Background: Due to increasing problems of inadequate and unreliable medical treatments for Cryptosporidium enteritis, alternative therapies are being sought.
Objective: The current study was designed to evaluate the prophylactic and therapeutic efficacy of Allium sativum (garlic) against Cryptosporidium infection in experimentally infected immunocompetent and immunosuppressed mice.
Methods: Forty eight male Swiss albino mice were divided equally into control and experimental groups. Each group was further subdivided into four equal subgroups; two immunosuppressed and two immunocompetent. Cryptosporidial oocysts were isolated from human stools, and were
used to infect the mice. The experimental subgroups received garlic orally two days before infection or one day following infection, and continued daily till the end of the study. Two weeks following garlic administration, mice stools were examined for counting the cryptosporidial oocysts, then the animals were sacrificed; their small intestines were processed and were examined for detection of the pathological lesions and for counting of the parasites. Also, myeloperoxidase (MPO) activity was measured in jejunal sections.

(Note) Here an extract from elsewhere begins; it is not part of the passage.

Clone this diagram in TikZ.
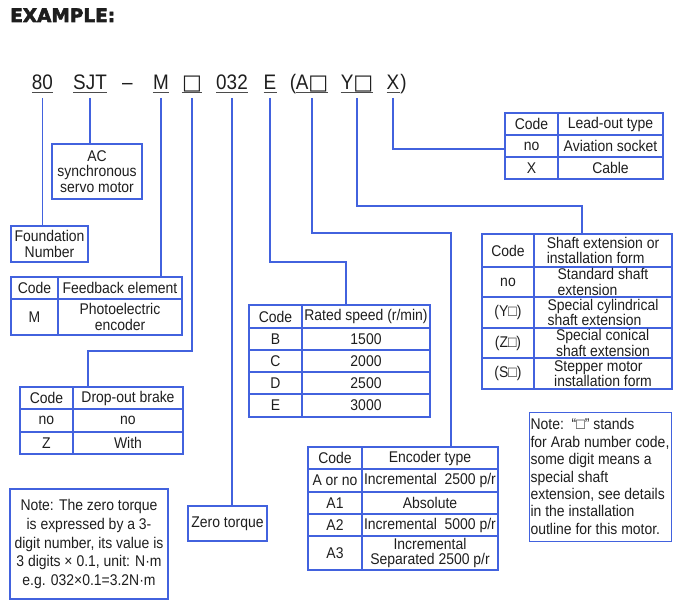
\documentclass[tikz,border=0pt]{standalone}
\usepackage{fontspec}
\setmainfont{Liberation Sans}[FakeStretch=0.9]
\newfontfamily\symfont{DejaVu Sans}
\newfontfamily\titlefont{DejaVu Sans}[BoldFeatures={FakeBold=3}]
\usepackage{xcolor}
\definecolor{lineblue}{RGB}{66,98,222}
\definecolor{inkgray}{RGB}{30,30,30}

\begin{document}
\begin{tikzpicture}[x=1pt, y=-1pt,
    every node/.style = {text=inkgray, font=\fontsize{15.5}{15.5}\selectfont},
    cell/.style = {draw=lineblue, line width=1.1pt, inner sep=0pt, outer sep=0pt,
      anchor=north west, align=center},
    code/.style = {inner sep=0pt, anchor=base, font=\fontsize{21}{22}\selectfont},
    link/.style = {draw=lineblue, line width=1.1pt}]
  \useasboundingbox (0,0) rectangle (690,609);

  % title and type code
  \node[anchor=base west, inner sep=0pt,
    font=\titlefont\fontsize{18.5}{22}\selectfont\bfseries] (title) at (10,22) {EXAMPLE:};
  \node[code] (c80) at (42.5,90) {80};
  \node[code] (csjt) at (90,90) {SJT};
  \node[code] (cdash) at (127.5,90) {--};
  \node[code] (cm) at (161,90) {M};
  \node[code] (cbrk) at (192,90) {{\symfont □}};
  \node[code] (c032) at (232,90) {032};
  \node[code] (ce) at (270,90) {E};
  \node[code] (clp) at (293,90) {(};
  \node[code] (ca) at (312,90) {A{\symfont □}};
  \node[code] (cy) at (357,90) {Y{\symfont □}};
  \node[code] (cx) at (393,90) {X};
  \node[code] (crp) at (403.5,90) {)};
  \foreach \n in {c80,csjt,cm,cbrk,c032,ce,ca,cy,cx}
    \draw[line width=0.8pt, inkgray!80] ([yshift=-2.5pt]\n.base west) -- ([yshift=-2.5pt]\n.base east);

  % plain boxes
  \node[cell, minimum width=90pt, minimum height=55pt] (motor) at (52,144) {AC\\synchronous\\servo motor};
  \node[cell, minimum width=77pt, minimum height=36pt] (found) at (11,226) {Foundation\\Number};
  \node[cell, minimum width=79pt, minimum height=35pt] (zero) at (188,506) {Zero torque};

  % lead-out type
  \node[cell, minimum width=53pt, minimum height=22pt] (lo-c0) at (505,113) {Code};
  \node[cell, minimum width=105pt, minimum height=22pt] (lo-t0) at (558,113) {Lead-out type};
  \node[cell, minimum width=53pt, minimum height=22pt] (lo-c1) at (505,135) {no};
  \node[cell, minimum width=105pt, minimum height=22pt] (lo-t1) at (558,135) {Aviation socket};
  \node[cell, minimum width=53pt, minimum height=22pt] (lo-c2) at (505,157) {X};
  \node[cell, minimum width=105pt, minimum height=22pt] (lo-t2) at (558,157) {Cable};

  % feedback element
  \node[cell, minimum width=47pt, minimum height=22pt] (fb-c0) at (11,277) {Code};
  \node[cell, minimum width=124pt, minimum height=22pt] (fb-t0) at (58,277) {Feedback element};
  \node[cell, minimum width=47pt, minimum height=36pt] (fb-c1) at (11,299) {M};
  \node[cell, minimum width=124pt, minimum height=36pt] (fb-t1) at (58,299) {Photoelectric\\encoder};

  % drop-out brake
  \node[cell, minimum width=53pt, minimum height=22pt] (br-c0) at (20,387) {Code};
  \node[cell, minimum width=110pt, minimum height=22pt] (br-t0) at (73,387) {Drop-out brake};
  \node[cell, minimum width=53pt, minimum height=23pt] (br-c1) at (20,409) {no};
  \node[cell, minimum width=110pt, minimum height=23pt] (br-t1) at (73,409) {no};
  \node[cell, minimum width=53pt, minimum height=22pt] (br-c2) at (20,432) {Z};
  \node[cell, minimum width=110pt, minimum height=22pt] (br-t2) at (73,432) {With};

  % rated speed
  \node[cell, minimum width=53pt, minimum height=23pt] (sp-c0) at (249,305) {Code};
  \node[cell, minimum width=128pt, minimum height=23pt] (sp-t0) at (302,305) {Rated speed (r/min)};
  \node[cell, minimum width=53pt, minimum height=22pt] (sp-c1) at (249,328) {B};
  \node[cell, minimum width=128pt, minimum height=22pt] (sp-t1) at (302,328) {1500};
  \node[cell, minimum width=53pt, minimum height=22pt] (sp-c2) at (249,350) {C};
  \node[cell, minimum width=128pt, minimum height=22pt] (sp-t2) at (302,350) {2000};
  \node[cell, minimum width=53pt, minimum height=22pt] (sp-c3) at (249,372) {D};
  \node[cell, minimum width=128pt, minimum height=22pt] (sp-t3) at (302,372) {2500};
  \node[cell, minimum width=53pt, minimum height=23pt] (sp-c4) at (249,394) {E};
  \node[cell, minimum width=128pt, minimum height=23pt] (sp-t4) at (302,394) {3000};

  % encoder type
  \node[cell, minimum width=54pt, minimum height=22pt] (en-c0) at (308,447) {Code};
  \node[cell, minimum width=136pt, minimum height=22pt] (en-t0) at (362,447) {Encoder type};
  \node[cell, minimum width=54pt, minimum height=23pt] (en-c1) at (308,469) {A or no};
  \node[cell, minimum width=136pt, minimum height=23pt] (en-t1) at (362,469) {Incremental\ \ 2500 p/r};
  \node[cell, minimum width=54pt, minimum height=22pt] (en-c2) at (308,492) {A1};
  \node[cell, minimum width=136pt, minimum height=22pt] (en-t2) at (362,492) {Absolute};
  \node[cell, minimum width=54pt, minimum height=22pt] (en-c3) at (308,514) {A2};
  \node[cell, minimum width=136pt, minimum height=22pt] (en-t3) at (362,514) {Incremental\ \ 5000 p/r};
  \node[cell, minimum width=54pt, minimum height=34pt] (en-c4) at (308,536) {A3};
  \node[cell, minimum width=136pt, minimum height=34pt] (en-t4) at (362,536) {Incremental\\Separated 2500 p/r};

  % shaft extension
  \node[cell, minimum width=52pt, minimum height=33pt] (sh-c0) at (482,234) {Code};
  \node[cell, minimum width=138pt, minimum height=33pt, align=left] (sh-t0) at (534,234) {Shaft extension or\\installation form};
  \node[cell, minimum width=52pt, minimum height=30pt] (sh-c1) at (482,267) {no};
  \node[cell, minimum width=138pt, minimum height=30pt, align=left] (sh-t1) at (534,267) {Standard shaft\\extension};
  \node[cell, minimum width=52pt, minimum height=31pt] (sh-c2) at (482,297) {(Y□)};
  \node[cell, minimum width=138pt, minimum height=31pt, align=left] (sh-t2) at (534,297) {Special cylindrical\\shaft extension};
  \node[cell, minimum width=52pt, minimum height=30pt] (sh-c3) at (482,328) {(Z□)};
  \node[cell, minimum width=138pt, minimum height=30pt, align=left] (sh-t3) at (534,328) {Special conical\\shaft extension};
  \node[cell, minimum width=52pt, minimum height=31pt] (sh-c4) at (482,358) {(S□)};
  \node[cell, minimum width=138pt, minimum height=31pt, align=left] (sh-t4) at (534,358) {Stepper motor\\installation form};

  % notes
  \node[cell, minimum width=158pt, minimum height=110pt, font=\fontsize{15.5}{18.75}\selectfont] (torque-note) at (10,489)
    {Note: The zero torque\\is expressed by a 3-\\digit number, its value is\\3 digits × 0.1, unit: N·m\\e.g. 032×0.1=3.2N·m};
  \node[cell, minimum width=142pt, minimum height=129pt, align=left, line width=0.8pt,
    font=\fontsize{15.5}{17.4}\selectfont] (code-note) at (529,412)
    {Note:\ \ “□” stands\\for Arab number code,\\some digit means a\\special shaft\\extension, see details\\in the installation\\outline for this motor.};

  % connectors
  \coordinate (brk) at (88,351);
  \coordinate (spd) at (346,262);
  \coordinate (enc) at (451,233);
  \coordinate (shf) at (582,206);
  \coordinate (lead) at (505,149);
  \draw[link] ([yshift=-8pt]c80.base) -- (c80 |- found.north);
  \draw[link] ([yshift=-8pt]csjt.base) -- (csjt |- motor.north);
  \draw[link] ([yshift=-8pt]cm.base) -- (cm |- fb-t0.north);
  \draw[link] ([yshift=-8pt]cbrk.base) |- (brk) -- (brk |- br-t0.north);
  \draw[link] ([yshift=-8pt]c032.base) -- (c032 |- zero.north);
  \draw[link] ([yshift=-8pt]ce.base) |- (spd) -- (spd |- sp-t0.north);
  \draw[link] ([yshift=-8pt]ca.base) |- (enc) -- (enc |- en-t0.north);
  \draw[link] ([yshift=-8pt]cy.base) |- (shf) -- (shf |- sh-t0.north);
  \draw[link] ([yshift=-8pt]cx.base) |- (lead);
\end{tikzpicture}
\end{document}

Results: The results showed that the infected immunosuppressed subgroups of mice; showed a statistically significant increase in the number of cryptosporidial oocysts in stool and ileal sections, as well as an increase in the MPO activity when compared to the corresponding  immunocompetent subgroups. Garlic successfully eradicated the Cryptosporidium oocysts from stool and intestinal sections of the infected immunocompetent subgroup of mice receiving garlic two days before the infection. Besides, the oocysts were significantly reduced in all other infected experimental subgroups in comparison to the corresponding infected control subgroups. The intestinal sections of all subgroups received garlic before or after the infection, revealed a more or less normal architecture. Reduction in the level of MPO activity was also detected in all experimental subgroups.
Conclusion: Our findings suggest that garlic is a convenient prophylactic and a promising therapeutic agent for cryptosporidial infection.